Have you ever grabbed a bunch of grapes, a box of strawberries, or a bag of oranges and wondered what might still be sitting on the skin? A new European food safety report puts those everyday fruits back in the spotlight, not because people should stop eating fruit, but because pesticide residues remain unevenly distributed across the produce aisle.
The European Food Safety Authority says overall compliance with legal limits remains high, based on more than 125,000 food samples collected across Europe in 2024. Still, table grapes, strawberries, and oranges stand out among the fruits most often linked to residue concerns, especially when several active substances appear in the same sample.
Why these fruits stand out
Grapes are one of the clearest examples because table grapes were included in the EU-coordinated control program for 2024. In Spanish control data cited in the background information for this report, more than 60% of grape samples contained pesticide residues, one of the highest rates among fruits people buy often.
Strawberries show a similar pattern. Their soft, porous surface and close contact with soil can make them more likely to retain residues, and Spanish monitoring data cited in the source material found residue presence above 70% in analyzed samples.
Oranges add another wrinkle. Many citrus residues are linked to post-harvest treatments applied to the peel, often to control mold and preserve fruit during storage and transport. That matters because a quick rinse may not remove every residue left on the outer skin.
Most samples still meet the law
Here is the part that needs some balance. EFSA’s report does not say European food is broadly unsafe, and it does not suggest people should avoid fruit. In fact, the agency found that the estimated dietary risk from pesticide residues in the foods tested in 2024 was low for most population groups and assessed substances.
In the EU-coordinated sample group, maximum residue limits were exceeded in 2.4% of samples, with 1.2% confirmed as non-compliant after measurement uncertainty was considered. In national control programs, 98.2% of 86,449 samples complied with EU limits, while 3.3% exceeded those limits and 1.8% were found to be non-compliant.
So, what is the concern? For many consumer and environmental groups, the issue is not just whether one food crosses one legal line. It is also the repeated presence of multiple residues in fruits that families eat week after week.
Banned pesticides are the harder question
The most uncomfortable finding is not only about legal thresholds. It is that substances no longer approved in the EU can still appear in food monitoring, especially in products that come from outside the bloc.
Chlorpyrifos is one of the most discussed examples.
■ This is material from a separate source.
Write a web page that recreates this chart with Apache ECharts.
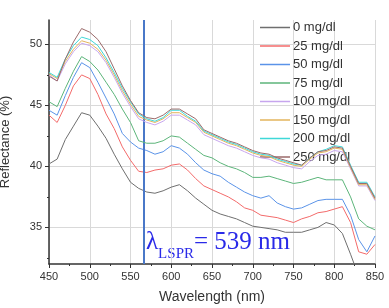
<!DOCTYPE html>
<html><head><meta charset="utf-8">
<script src="https://cdn.jsdelivr.net/npm/echarts@6/dist/echarts.min.js"></script>
<style>html,body{margin:0;padding:0;background:#fff}#c{width:389px;height:308px}</style>
</head><body><div id="c"></div>
<script>
const wavelengths = [450,460,470,480,490,500,510,520,530,540,550,560,570,580,590,600,610,620,630,640,650,660,670,680,690,700,710,720,730,740,750,760,770,780,790,800,810,820,830,840,850];
const seriesNames = ['0 mg/dl','25 mg/dl','50 mg/dl','75 mg/dl','100 mg/dl','150 mg/dl','200 mg/dl','250 mg/dl'];
const r0   = [40.2,40.6,42.2,43.3,44.4,44.2,43.3,42.3,41.0,39.8,38.7,38.2,37.9,37.8,38.0,38.3,38.5,38.0,37.4,36.9,36.4,36.1,35.9,35.7,35.4,35.1,35.0,34.9,34.8,34.6,34.6,34.6,34.8,35.0,35.4,35.2,34.5,32.8,31.0,31.0,31.0];
const r25  = [44.2,43.6,45.0,46.6,47.5,47.2,45.9,44.3,43.1,41.6,40.5,39.6,39.5,39.7,39.8,40.1,40.2,39.7,39.0,38.4,38.1,37.8,37.5,37.1,36.6,36.4,36.0,35.9,35.8,35.6,35.4,35.7,35.9,36.2,36.3,36.5,36.7,35.4,33.0,32.8,33.6];
const r50  = [44.6,44.2,45.8,47.3,48.5,48.1,46.9,45.6,44.3,42.7,42.0,41.5,41.3,41.0,41.2,41.7,41.5,41.0,40.3,39.7,39.4,39.2,38.7,38.3,37.9,37.6,37.4,37.6,37.0,36.7,36.5,36.6,36.9,37.2,37.3,37.3,37.3,36.0,34.0,33.0,34.3];
const r75  = [45.3,44.9,46.4,47.8,49.0,48.6,47.9,46.9,45.9,44.7,43.6,42.1,41.9,41.9,42.1,42.5,42.4,41.9,41.4,40.9,40.7,40.3,40.0,39.8,39.5,39.1,39.1,39.2,39.0,38.8,38.6,38.7,38.9,39.1,38.9,38.9,38.9,37.5,35.7,35.1,34.8];
const r100 = [47.5,47.0,48.4,49.4,50.1,49.9,49.4,48.5,47.3,46.0,44.9,43.9,43.6,43.4,43.7,44.2,44.2,43.8,43.4,42.6,42.3,42.0,41.7,41.5,41.2,40.9,40.7,40.6,40.3,40.1,39.9,39.8,40.4,40.9,41.0,41.3,41.2,39.8,38.4,38.4,37.2];
const r150 = [47.6,47.2,48.6,49.6,50.3,50.1,49.6,48.7,47.5,46.2,45.1,44.1,43.8,43.6,43.9,44.4,44.4,44.0,43.6,42.8,42.5,42.2,41.9,41.7,41.4,41.1,40.9,40.8,40.5,40.3,40.1,40.0,40.6,41.1,41.2,41.5,41.4,39.9,38.5,38.5,37.3];
const r200 = [47.7,47.3,48.8,49.9,50.6,50.4,49.9,48.9,47.7,46.4,45.3,44.3,43.9,43.7,44.0,44.6,44.6,44.1,43.7,42.9,42.6,42.3,42.0,41.8,41.5,41.2,41.0,40.9,40.6,40.4,40.2,40.1,40.7,41.2,41.4,41.7,41.6,40.1,38.7,38.7,37.5];
const r250 = [47.4,47.0,48.8,50.2,51.3,51.0,50.4,49.4,48.0,46.6,45.4,44.4,44.0,43.9,44.2,44.7,44.7,44.3,43.9,43.0,42.7,42.4,42.1,41.9,41.6,41.3,41.1,41.0,40.7,40.5,40.3,40.1,40.7,41.2,41.3,41.6,41.5,40.0,38.6,38.6,37.4];
const yTicks = [35,40,45,50];
const yMinorTicks = [32.5,37.5,42.5,47.5];
const markerWavelength = 566;
const colors = ['#6f6f6f','#f36a6a','#5a93e8','#5cb57a','#c7a6ee','#e3b45c','#3fd8d8','#9a6a6a'];
const allData = [r0,r25,r50,r75,r100,r150,r200,r250];

const chart = echarts.init(document.getElementById('c'));
const series = allData.map((d,i)=>({
  name: seriesNames[i], type:'line', symbol:'none', clip:true,
  data: wavelengths.map((w,j)=>[w,d[j]]),
  lineStyle:{width:1,color:colors[i]}, itemStyle:{color:colors[i]},
  z: 2+i
}));
series[0].markLine = {
  silent:true, symbol:'none', label:{show:false},
  lineStyle:{color:'#4a78c8',width:2,type:'solid'},
  data:[{xAxis:markerWavelength}]
};
const axisFont = {fontFamily:'Liberation Sans, Arial, sans-serif', fontSize:11, color:'#333'};
chart.setOption({
  animation:false,
  grid:{left:49,right:14,top:20,bottom:44,containLabel:false,outerBoundsMode:'none'},
  legend:{
    orient:'vertical', left:255, top:16, itemWidth:30, itemHeight:10, itemGap:5.5,
    icon:'path://M0,4 L30,4 L30,5.5 L0,5.5 Z',
    textStyle:{fontFamily:'Liberation Sans, Arial, sans-serif', fontSize:13, color:'#333', padding:[0,0,0,-2]},
    data: seriesNames
  },
  xAxis:{
    type:'value', min:450, max:850, interval:50,
    name:'Wavelength (nm)', nameLocation:'middle', nameGap:26,
    nameTextStyle:{fontFamily:'Liberation Sans, Arial, sans-serif', fontSize:14, color:'#333'},
    axisLine:{onZero:false, lineStyle:{color:'#333',width:1.5}},
    axisTick:{show:true,inside:false,length:4,lineStyle:{color:'#333'}},
    minorTick:{show:true,splitNumber:2,length:2,lineStyle:{color:'#333'}},
    axisLabel:Object.assign({margin:7},axisFont),
    splitLine:{show:true,lineStyle:{color:'#d9d9d9',width:1}}
  },
  yAxis:[{
    type:'value', min:32, max:52,
    name:'Reflectance (%)', nameLocation:'middle', nameGap:37,
    nameTextStyle:{fontFamily:'Liberation Sans, Arial, sans-serif', fontSize:13, color:'#333'},
    axisLine:{show:true,onZero:false,lineStyle:{color:'#333',width:1.5}},
    axisTick:{show:true,length:4,customValues:yTicks,lineStyle:{color:'#333'}},
    axisLabel:Object.assign({customValues:yTicks,margin:7},axisFont),
    splitLine:{show:true,lineStyle:{color:'#d9d9d9',width:1}}
  },{
    type:'value', min:32, max:52, position:'left', offset:0,
    axisLine:{show:false},
    axisTick:{show:true,length:2,customValues:yMinorTicks,lineStyle:{color:'#333'}},
    axisLabel:{show:false},
    splitLine:{show:false}
  }],
  graphic:[{
    type:'text', left:146, top:230, silent:true,
    style:{
      text:'{a|λ}{s|LSPR}{a|= 539 nm}',
      rich:{
        a:{fontFamily:'Liberation Serif, DejaVu Serif, serif', fontSize:25, fill:'#2a2ae8', verticalAlign:'bottom'},
        s:{fontFamily:'Liberation Serif, DejaVu Serif, serif', fontSize:15, fill:'#2a2ae8', padding:[0,0,-7,0], verticalAlign:'bottom'}
      }
    }
  }],
  series: series
});
</script></body></html>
The European Commission formally adopted rules in January 2020 requiring member states to withdraw authorizations for plant protection products containing chlorpyrifos and chlorpyrifos-methyl, citing human health concerns including possible genotoxicity and developmental neurotoxicity.
PAN Europe has warned that residues of banned or highly concerning pesticides, including chlorpyrifos and imidacloprid, continue to appear in EU food data. The organization also argues that the combined effect of pesticide “cocktails” remains an unresolved gap in risk assessment.
Imports raise the most red flags
The report also shows a sharper problem at the border. EFSA separated results from increased import controls for the first time, covering foods and countries flagged for closer monitoring. That makes the import picture easier to read.
Among 39,433 imported food samples analyzed under these checks, 5.5% exceeded EU limits and 3.6% were non-compliant. Those non-compliant batches were stopped before entering the EU food market, according to EFSA.
In practical terms, that means some foods are arriving from places where farming rules do not always match European standards. Some pesticides banned in the EU may still be legal elsewhere, which creates a messy gap between what is allowed to be grown abroad and what is allowed to be sold inside Europe.
What shoppers can actually do
This is not a reason to panic at the grocery store. Fruit remains a key part of a healthy diet, and the bigger health risk for most people is still not eating enough fruits and vegetables in the first place. But a little extra attention can help.
The FDA recommends washing all produce thoroughly under running water before preparing or eating it, even when it comes from a grocery store or farmers market. The agency also advises against washing fruits and vegetables with soap, detergent, or commercial produce washes, because porous produce can absorb those substances.
For oranges, washing the peel before cutting or zesting matters because dirt and residues can move from the surface to the flesh through a knife. For strawberries and grapes, rinsing just before eating is the more practical move, since washing too early can speed up spoilage.
A more cautious way to read the data
At the end of the day, the report tells two stories at once. The first is reassuring, because most foods tested were within legal limits and EFSA’s overall risk assessment remains low. The second is more complicated, because certain fruits repeatedly show residues, and imported foods account for the highest share of non-compliance.
That is where consumers are left with a familiar tradeoff. Buying organic can reduce exposure to some synthetic pesticide residues, but it is not always affordable or available. Washing, peeling when appropriate, varying fruit choices, and paying attention to official alerts are more realistic steps for many households.
The official report was published on EFSA.